Let \(\mathbb{K}\) be a field and let \(\mathbb{K}^*\) denote its multiplicative group. Let \(\scriptstyle D=\left(d_{ij}\right)_{0\leq i\leq m-1}^{0\leq j\leq n-1}\in\mathbb{Z}^{m\times n}\) be an \(m\times n\) matrix with integer entries. For a collection of \(n\) variables \(\scriptstyle{\mathbf X}=\{X_0,\ldots,X_{n-1}\}\), let \(M_D = \left\{{\mathbf X}^{{\mathbf d}_i} = \prod_{j=0}^{n-1}X^{d_{ij}}\right\}_{i=0}^{m-1}\) be the collection of Laurent monomials determined by \(D\). The corresponding algebraic toric set is \(P_D = \left\{ \left({\mathbf x}^{{\mathbf d}_0},\ldots,{\mathbf x}^{{\mathbf d}_{m-1}}\right)\in\mathbb{K}^m|\;{\mathbf x}\in(\mathbb{K}^*)^n\right\}\) which is indeed a subset of the projective space \(\mathbb{P}^{m-1}\).
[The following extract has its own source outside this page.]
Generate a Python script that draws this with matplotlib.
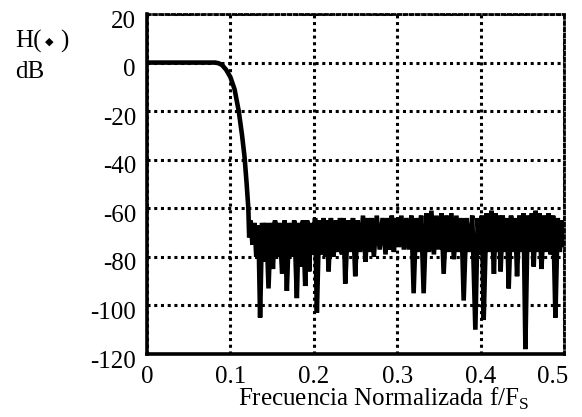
import numpy as np
import matplotlib
matplotlib.use("Agg")
import matplotlib.pyplot as plt
from matplotlib.transforms import ScaledTranslation

# Banda de paso y transicion
f_pass = [0.0, 0.082, 0.086, 0.090, 0.095, 0.100, 0.105, 0.110, 0.114, 0.117, 0.1195, 0.1215]
db_pass = [0.0, 0.0, -0.3, -1.0, -3.0, -6.0, -11.0, -20.0, -30.0, -39.0, -50.0, -60.0]

# Banda de rechazo: picos y nulos alternados
f_stop = [0.1225, 0.1240, 0.1265, 0.1290, 0.1310, 0.1335, 0.1356, 0.1380, 0.1405, 0.1430,
          0.1457, 0.1485, 0.1510, 0.1535, 0.1560, 0.1590, 0.1620, 0.1650, 0.1677, 0.1705,
          0.1737, 0.1765, 0.1797, 0.1820, 0.1845, 0.1870, 0.1897, 0.1920, 0.1945, 0.1968,
          0.1990, 0.2015, 0.2037, 0.2065, 0.2090, 0.2115, 0.2137, 0.2157, 0.2177, 0.2205,
          0.2237, 0.2265, 0.2290, 0.2315, 0.2337, 0.2357, 0.2377, 0.2410, 0.2440, 0.2470,
          0.2497, 0.2525, 0.2555, 0.2590, 0.2620, 0.2645, 0.2670, 0.2695, 0.2720, 0.2755,
          0.2790, 0.2825, 0.2860, 0.2885, 0.2910, 0.2935, 0.2960, 0.2990, 0.3020, 0.3050,
          0.3080, 0.3110, 0.3140, 0.3170, 0.3197, 0.3227, 0.3257, 0.3287, 0.3317, 0.3350,
          0.3380, 0.3410, 0.3440, 0.3470, 0.3500, 0.3530, 0.3557, 0.3590, 0.3620, 0.3650,
          0.3680, 0.3710, 0.3740, 0.3770, 0.3797, 0.3830, 0.3860, 0.3900, 0.3937, 0.3965,
          0.3990, 0.4015, 0.4037, 0.4070, 0.4100, 0.4130, 0.4160, 0.4180, 0.4200, 0.4220,
          0.4240, 0.4265, 0.4290, 0.4315, 0.4337, 0.4365, 0.4390, 0.4415, 0.4437, 0.4465,
          0.4490, 0.4515, 0.4537, 0.4565, 0.4590, 0.4615, 0.4637, 0.4660, 0.4680, 0.4705,
          0.4730, 0.4760, 0.4790, 0.4815, 0.4840, 0.4870, 0.4897, 0.4925, 0.4950, 0.4975,
          0.5000]
db_stop = [-72.0, -65.0, -75.0, -66.0, -80.0, -67.0, -105.0, -66.0, -82.0, -66.0,
           -93.0, -66.0, -85.0, -65.0, -80.0, -66.0, -87.0, -65.0, -94.0, -66.0,
           -80.0, -65.0, -97.0, -66.0, -84.0, -65.0, -92.0, -65.0, -86.0, -66.0,
           -79.0, -64.0, -103.0, -65.0, -79.0, -64.0, -80.0, -65.0, -86.0, -64.0,
           -80.0, -65.0, -78.0, -64.0, -79.0, -64.0, -91.0, -65.0, -78.0, -64.0,
           -88.0, -65.0, -78.0, -63.0, -82.0, -64.0, -78.0, -64.0, -80.0, -63.0,
           -77.0, -64.0, -79.0, -64.0, -77.0, -63.0, -78.0, -64.0, -76.0, -63.0,
           -77.0, -64.0, -77.0, -63.0, -95.0, -64.0, -78.0, -63.0, -95.0, -62.0,
           -78.0, -61.0, -79.0, -63.0, -77.0, -62.0, -87.0, -63.0, -78.0, -62.0,
           -81.0, -63.0, -78.0, -64.0, -98.0, -64.0, -78.0, -63.0, -110.0, -64.0,
           -79.0, -63.0, -106.0, -62.0, -78.0, -61.0, -87.0, -62.0, -78.0, -63.0,
           -86.0, -63.0, -78.0, -64.0, -93.0, -63.0, -78.0, -64.0, -88.0, -63.0,
           -78.0, -62.0, -118.0, -63.0, -78.0, -62.0, -84.0, -61.0, -78.0, -62.0,
           -85.0, -63.0, -78.0, -62.0, -79.0, -63.0, -105.0, -64.0, -78.0, -65.0,
           -75.0]

xticks = [0, 0.1, 0.2, 0.3, 0.4, 0.5]
xtick_labels = ["0", "0.1", "0.2", "0.3", "0.4", "0.5"]
yticks = [20, 0, -20, -40, -60, -80, -100, -120]

plt.rcParams['font.family'] = ['Liberation Serif', 'DejaVu Serif']
plt.rcParams['mathtext.fontset'] = 'custom'
plt.rcParams['mathtext.rm'] = 'Liberation Serif'
plt.rcParams['axes.unicode_minus'] = False

fig = plt.figure(figsize=(5.82, 4.17), dpi=100)
ax = fig.add_axes([147/582, 1 - 354/417, (564 - 147)/582, (354 - 14)/417])

f = f_pass + f_stop
db = db_pass + db_stop
ax.plot(f, db, color='black', linewidth=3.3, solid_joinstyle='miter')

ax.set_xlim(0, 0.5)
ax.set_ylim(-120, 20)
ax.set_xticks(xticks)
ax.set_xticklabels(xtick_labels)
ax.set_yticks(yticks)
ax.tick_params(length=0, labelsize=18)
ax.tick_params(axis='x', pad=8.5)
ax.tick_params(axis='y', pad=8.0)

ax.grid(True, color='black', linestyle=(0, (1.0, 1.2)), linewidth=2.2)

for s in ['left', 'bottom']:
    ax.spines[s].set_linewidth(2.6)
for s in ['top', 'right']:
    ax.spines[s].set_linestyle((0, (1.0, 1.2)))
    ax.spines[s].set_linewidth(2.0)

# desplazar etiquetas como en el original
for lab in ax.get_yticklabels():
    lab.set_transform(lab.get_transform() + ScaledTranslation(0, -5/100, fig.dpi_scale_trans))
lab5 = ax.get_xticklabels()[-1]
lab5.set_transform(lab5.get_transform() + ScaledTranslation(-11/100, 0, fig.dpi_scale_trans))

fig.text(384/582, 1 - 406/417, 'Frecuencia Normalizada f/F$_\\mathregular{S}$',
         ha='center', va='baseline', fontsize=18)

# etiqueta del eje y
fig.text(15/582, 1 - 48/417, 'H(', ha='left', va='baseline', fontsize=18)
fig.text(49/582, 1 - 42/417, '\u25c6', ha='center', va='center', fontsize=8,
         family=['DejaVu Sans'])
fig.text(60/582, 1 - 48/417, ')', ha='left', va='baseline', fontsize=18)
fig.text(15/582, 1 - 78/417, 'dB', ha='left', va='baseline', fontsize=18)

fig.savefig('out.png', dpi=100)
The vanishing ideal \(I(P_D)\) is the ideal generated by the homogeneous polynomials in \(\mathbb{K}[{\mathbf X}]\) that vanish on \(P_D\). The authors analyze the ideal \(I(P_D)\) and they show that it is a radical Cohen-Macaulay lattice ideal of dimension 1, they provide a list of generators in a ring extension and they develop some methods to compute the Hilbert function of the quotient \(\mathbb{K}[{\mathbf X}]/I(P_D)\) with respect to the ring gradation given by the polynomial total degree. For a fixed degree \(d\in\mathbb{Z}^+\), let \(\mathbb{K}[{\mathbf X}]_d\) denote the subset consisting of degree \(d\) polynomials. In the Reed-Muller style, let \(\scriptstyle\text{ev}_d:\mathbb{K}[{\mathbf X}]_d\to\mathbb{K}^{n_D}\), \(P({\mathbf X})\mapsto\text{ev}_d(P({\mathbf X})) = \left(\frac{1}{x_{0\nu}^d}P({\mathbf x}_{\nu})\right)_{\nu=0}^{n_D-1}\) be an evaluation map, where \(n_D=\text{card}(P_D)\). The image of this map is a linear code \(C_D(d)\), of length \(n_D\), dimension \(k_D(d)\) and minimum distance \(\delta_D(d)\). The authors present several methods, using the Hilbert function, to estimate the code parameters \(n_D\), \(k_D(d)\) and \(\delta_D(d)\), including the cases in which the built code \(C_D(d)\) arises from connected non-bipartite graphs and the cases in which the Singleton upper bound for the minimum distance is attained. The paper is a rather complete and detailed exposition of the methods and it points out several partial results at which the use of tools for symbolic computation were fruitfully exploited.